→ **Task to carry out**
Can you print the data exactly and leave out each image?

++++++

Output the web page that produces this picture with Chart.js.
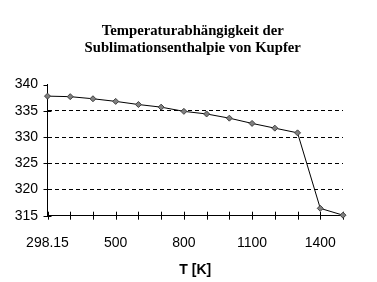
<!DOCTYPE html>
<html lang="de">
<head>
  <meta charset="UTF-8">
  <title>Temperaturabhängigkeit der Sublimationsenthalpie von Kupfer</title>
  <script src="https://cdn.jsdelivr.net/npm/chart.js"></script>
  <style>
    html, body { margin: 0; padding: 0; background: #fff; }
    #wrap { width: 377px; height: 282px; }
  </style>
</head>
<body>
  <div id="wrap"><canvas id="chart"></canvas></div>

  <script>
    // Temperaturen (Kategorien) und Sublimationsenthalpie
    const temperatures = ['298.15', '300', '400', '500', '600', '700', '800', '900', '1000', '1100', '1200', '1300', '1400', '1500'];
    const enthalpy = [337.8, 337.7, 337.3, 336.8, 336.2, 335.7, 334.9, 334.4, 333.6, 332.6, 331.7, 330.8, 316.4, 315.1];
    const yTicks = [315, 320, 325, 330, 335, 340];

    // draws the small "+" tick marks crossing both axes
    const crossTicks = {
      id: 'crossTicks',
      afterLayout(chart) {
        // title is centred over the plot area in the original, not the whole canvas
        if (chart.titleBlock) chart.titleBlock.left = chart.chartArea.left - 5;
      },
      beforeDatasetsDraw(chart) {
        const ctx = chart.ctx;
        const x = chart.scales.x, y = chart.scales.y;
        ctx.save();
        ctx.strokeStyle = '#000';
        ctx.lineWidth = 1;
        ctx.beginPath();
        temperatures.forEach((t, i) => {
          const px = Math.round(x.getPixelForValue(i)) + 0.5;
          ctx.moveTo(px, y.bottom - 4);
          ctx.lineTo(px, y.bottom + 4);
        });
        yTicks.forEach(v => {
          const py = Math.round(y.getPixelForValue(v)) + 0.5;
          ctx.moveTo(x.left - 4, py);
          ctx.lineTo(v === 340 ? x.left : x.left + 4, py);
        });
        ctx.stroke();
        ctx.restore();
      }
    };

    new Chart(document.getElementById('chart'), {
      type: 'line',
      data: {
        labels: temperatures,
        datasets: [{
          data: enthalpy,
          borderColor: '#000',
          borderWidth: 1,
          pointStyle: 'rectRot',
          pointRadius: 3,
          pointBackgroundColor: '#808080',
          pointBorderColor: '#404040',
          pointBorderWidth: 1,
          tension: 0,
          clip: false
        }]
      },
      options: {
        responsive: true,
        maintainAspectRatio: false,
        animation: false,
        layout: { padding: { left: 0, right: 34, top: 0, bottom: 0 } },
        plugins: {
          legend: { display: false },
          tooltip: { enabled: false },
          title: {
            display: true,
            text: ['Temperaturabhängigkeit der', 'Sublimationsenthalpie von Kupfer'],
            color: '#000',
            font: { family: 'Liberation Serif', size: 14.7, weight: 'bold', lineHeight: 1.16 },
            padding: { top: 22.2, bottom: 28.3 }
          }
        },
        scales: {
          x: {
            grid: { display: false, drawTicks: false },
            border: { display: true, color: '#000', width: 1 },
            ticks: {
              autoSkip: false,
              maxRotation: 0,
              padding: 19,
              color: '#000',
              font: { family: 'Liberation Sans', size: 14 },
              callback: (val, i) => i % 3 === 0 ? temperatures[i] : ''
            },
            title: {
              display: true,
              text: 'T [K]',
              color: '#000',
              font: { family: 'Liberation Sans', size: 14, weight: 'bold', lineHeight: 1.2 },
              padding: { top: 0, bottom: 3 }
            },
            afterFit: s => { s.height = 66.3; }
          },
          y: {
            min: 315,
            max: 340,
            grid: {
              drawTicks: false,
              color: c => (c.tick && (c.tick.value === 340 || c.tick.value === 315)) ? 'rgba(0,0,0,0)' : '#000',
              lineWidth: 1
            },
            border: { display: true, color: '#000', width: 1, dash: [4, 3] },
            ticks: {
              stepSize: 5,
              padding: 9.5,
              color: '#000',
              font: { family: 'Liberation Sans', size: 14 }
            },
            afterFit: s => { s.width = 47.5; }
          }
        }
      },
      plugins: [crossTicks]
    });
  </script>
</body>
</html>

++++++

→ **Expected answer**
Output the web page that produces this picture with Chart.js.
<!DOCTYPE html>
<html lang="de">
<head>
  <meta charset="UTF-8">
  <title>Temperaturabhängigkeit der Sublimationsenthalpie von Kupfer</title>
  <script src="https://cdn.jsdelivr.net/npm/chart.js"></script>
  <style>
    html, body { margin: 0; padding: 0; background: #fff; }
    #wrap { width: 377px; height: 282px; }
  </style>
</head>
<body>
  <div id="wrap"><canvas id="chart"></canvas></div>

  <script>
    // Temperaturen (Kategorien) und Sublimationsenthalpie
    const temperatures = ['298.15', '300', '400', '500', '600', '700', '800', '900', '1000', '1100', '1200', '1300', '1400', '1500'];
    const enthalpy = [337.8, 337.7, 337.3, 336.8, 336.2, 335.7, 334.9, 334.4, 333.6, 332.6, 331.7, 330.8, 316.4, 315.1];
    const yTicks = [315, 320, 325, 330, 335, 340];

    // draws the small "+" tick marks crossing both axes
    const crossTicks = {
      id: 'crossTicks',
      afterLayout(chart) {
        // title is centred over the plot area in the original, not the whole canvas
        if (chart.titleBlock) chart.titleBlock.left = chart.chartArea.left - 5;
      },
      beforeDatasetsDraw(chart) {
        const ctx = chart.ctx;
        const x = chart.scales.x, y = chart.scales.y;
        ctx.save();
        ctx.strokeStyle = '#000';
        ctx.lineWidth = 1;
        ctx.beginPath();
        temperatures.forEach((t, i) => {
          const px = Math.round(x.getPixelForValue(i)) + 0.5;
          ctx.moveTo(px, y.bottom - 4);
          ctx.lineTo(px, y.bottom + 4);
        });
        yTicks.forEach(v => {
          const py = Math.round(y.getPixelForValue(v)) + 0.5;
          ctx.moveTo(x.left - 4, py);
          ctx.lineTo(v === 340 ? x.left : x.left + 4, py);
        });
        ctx.stroke();
        ctx.restore();
      }
    };

    new Chart(document.getElementById('chart'), {
      type: 'line',
      data: {
        labels: temperatures,
        datasets: [{
          data: enthalpy,
          borderColor: '#000',
          borderWidth: 1,
          pointStyle: 'rectRot',
          pointRadius: 3,
          pointBackgroundColor: '#808080',
          pointBorderColor: '#404040',
          pointBorderWidth: 1,
          tension: 0,
          clip: false
        }]
      },
      options: {
        responsive: true,
        maintainAspectRatio: false,
        animation: false,
        layout: { padding: { left: 0, right: 34, top: 0, bottom: 0 } },
        plugins: {
          legend: { display: false },
          tooltip: { enabled: false },
          title: {
            display: true,
            text: ['Temperaturabhängigkeit der', 'Sublimationsenthalpie von Kupfer'],
            color: '#000',
            font: { family: 'Liberation Serif', size: 14.7, weight: 'bold', lineHeight: 1.16 },
            padding: { top: 22.2, bottom: 28.3 }
          }
        },
        scales: {
          x: {
            grid: { display: false, drawTicks: false },
            border: { display: true, color: '#000', width: 1 },
            ticks: {
              autoSkip: false,
              maxRotation: 0,
              padding: 19,
              color: '#000',
              font: { family: 'Liberation Sans', size: 14 },
              callback: (val, i) => i % 3 === 0 ? temperatures[i] : ''
            },
            title: {
              display: true,
              text: 'T [K]',
              color: '#000',
              font: { family: 'Liberation Sans', size: 14, weight: 'bold', lineHeight: 1.2 },
              padding: { top: 0, bottom: 3 }
            },
            afterFit: s => { s.height = 66.3; }
          },
          y: {
            min: 315,
            max: 340,
            grid: {
              drawTicks: false,
              color: c => (c.tick && (c.tick.value === 340 || c.tick.value === 315)) ? 'rgba(0,0,0,0)' : '#000',
              lineWidth: 1
            },
            border: { display: true, color: '#000', width: 1, dash: [4, 3] },
            ticks: {
              stepSize: 5,
              padding: 9.5,
              color: '#000',
              font: { family: 'Liberation Sans', size: 14 }
            },
            afterFit: s => { s.width = 47.5; }
          }
        }
      },
      plugins: [crossTicks]
    });
  </script>
</body>
</html>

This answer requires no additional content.